Images excluded, repeat each entry below exactly.

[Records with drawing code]
--------------------

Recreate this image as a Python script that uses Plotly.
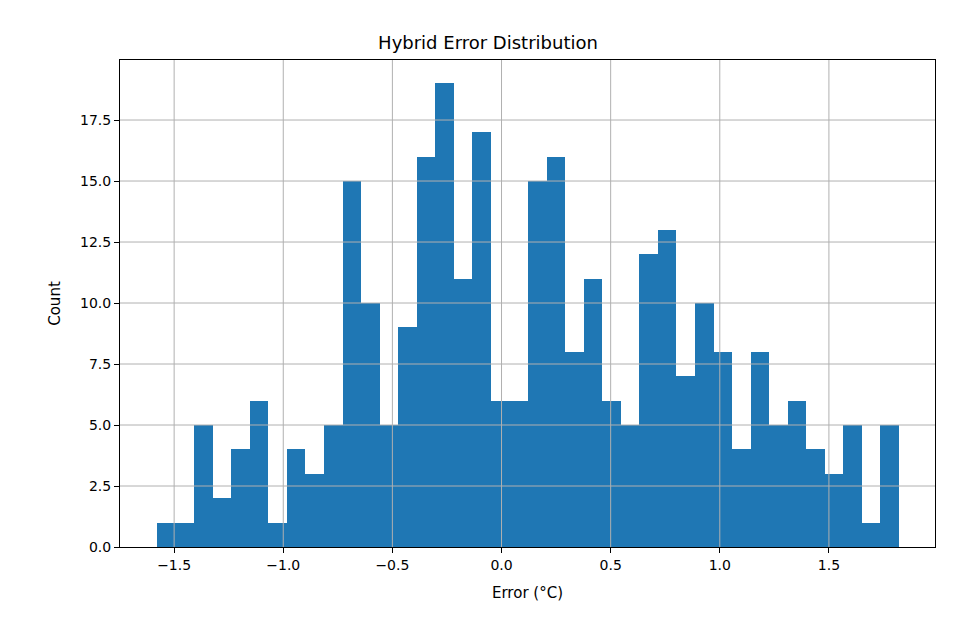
import plotly.graph_objects as go

bin_start = -1.578
bin_width = 0.08498
counts = [1, 1, 5, 2, 4, 6, 1, 4, 3, 5,
          15, 10, 5, 9, 16, 19, 11, 17, 6, 6,
          15, 16, 8, 11, 6, 5, 12, 13, 7, 10,
          8, 4, 8, 5, 6, 4, 3, 5, 1, 5]
x_ticks = [-1.5, -1.0, -0.5, 0.0, 0.5, 1.0, 1.5]
x_labels = ["\u22121.5", "\u22121.0", "\u22120.5", "0.0", "0.5", "1.0", "1.5"]
y_ticks = [0, 2.5, 5, 7.5, 10, 12.5, 15, 17.5]

centers = [bin_start + bin_width * (i + 0.5) for i in range(len(counts))]

fig = go.Figure(go.Bar(x=centers, y=counts, width=bin_width,
                       marker=dict(color="#1f77b4", line=dict(width=0))))

axis_common = dict(showgrid=False, showline=True,
                   linecolor="black", linewidth=1, mirror=True, ticks="outside",
                   ticklen=5, tickcolor="black", zeroline=False,
                   tickfont=dict(size=14, color="black"))

fig.update_xaxes(range=[-1.748, 1.986], tickvals=x_ticks, ticktext=x_labels,
                 title=dict(text="Error (°C)", font=dict(size=15, color="black")), **axis_common)
fig.update_yaxes(range=[0, 19.96], tickvals=y_ticks, tickformat=".1f",
                 title=dict(text="Count", font=dict(size=15, color="black")), **axis_common)

# matplotlib draws its grid over the bars here
grid = dict(color="#b0b0b0", width=1)
for t in x_ticks:
    fig.add_shape(type="line", xref="x", yref="paper", x0=t, x1=t, y0=0, y1=1,
                  line=grid, layer="above")
for t in y_ticks[1:]:
    fig.add_shape(type="line", xref="paper", yref="y", x0=0, x1=1, y0=t, y1=t,
                  line=grid, layer="above")

fig.update_layout(
    width=960, height=640,
    margin=dict(l=112, r=33, t=52, b=101),
    plot_bgcolor="white", paper_bgcolor="white",
    bargap=0, showlegend=False,
    font=dict(family="DejaVu Sans"),
    title=dict(text="Hybrid Error Distribution", x=0.5, xanchor="center", y=0.955,
               font=dict(size=18, color="black")),
)

fig.write_html("out.html")
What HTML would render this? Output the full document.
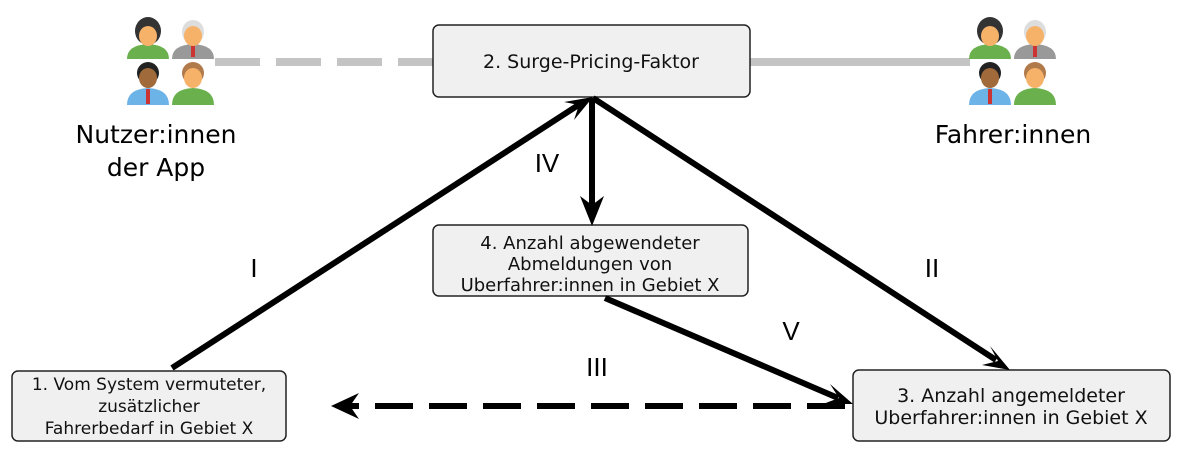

--------------------

*Output below:*
Recreate this image as a Python script that uses Plotly.
import plotly.graph_objects as go

bin_start = -1.578
bin_width = 0.08498
counts = [1, 1, 5, 2, 4, 6, 1, 4, 3, 5,
          15, 10, 5, 9, 16, 19, 11, 17, 6, 6,
          15, 16, 8, 11, 6, 5, 12, 13, 7, 10,
          8, 4, 8, 5, 6, 4, 3, 5, 1, 5]
x_ticks = [-1.5, -1.0, -0.5, 0.0, 0.5, 1.0, 1.5]
x_labels = ["\u22121.5", "\u22121.0", "\u22120.5", "0.0", "0.5", "1.0", "1.5"]
y_ticks = [0, 2.5, 5, 7.5, 10, 12.5, 15, 17.5]

centers = [bin_start + bin_width * (i + 0.5) for i in range(len(counts))]

fig = go.Figure(go.Bar(x=centers, y=counts, width=bin_width,
                       marker=dict(color="#1f77b4", line=dict(width=0))))

axis_common = dict(showgrid=False, showline=True,
                   linecolor="black", linewidth=1, mirror=True, ticks="outside",
                   ticklen=5, tickcolor="black", zeroline=False,
                   tickfont=dict(size=14, color="black"))

fig.update_xaxes(range=[-1.748, 1.986], tickvals=x_ticks, ticktext=x_labels,
                 title=dict(text="Error (°C)", font=dict(size=15, color="black")), **axis_common)
fig.update_yaxes(range=[0, 19.96], tickvals=y_ticks, tickformat=".1f",
                 title=dict(text="Count", font=dict(size=15, color="black")), **axis_common)

# matplotlib draws its grid over the bars here
grid = dict(color="#b0b0b0", width=1)
for t in x_ticks:
    fig.add_shape(type="line", xref="x", yref="paper", x0=t, x1=t, y0=0, y1=1,
                  line=grid, layer="above")
for t in y_ticks[1:]:
    fig.add_shape(type="line", xref="paper", yref="y", x0=0, x1=1, y0=t, y1=t,
                  line=grid, layer="above")

fig.update_layout(
    width=960, height=640,
    margin=dict(l=112, r=33, t=52, b=101),
    plot_bgcolor="white", paper_bgcolor="white",
    bargap=0, showlegend=False,
    font=dict(family="DejaVu Sans"),
    title=dict(text="Hybrid Error Distribution", x=0.5, xanchor="center", y=0.955,
               font=dict(size=18, color="black")),
)

fig.write_html("out.html")
What HTML would render this? Output the full document.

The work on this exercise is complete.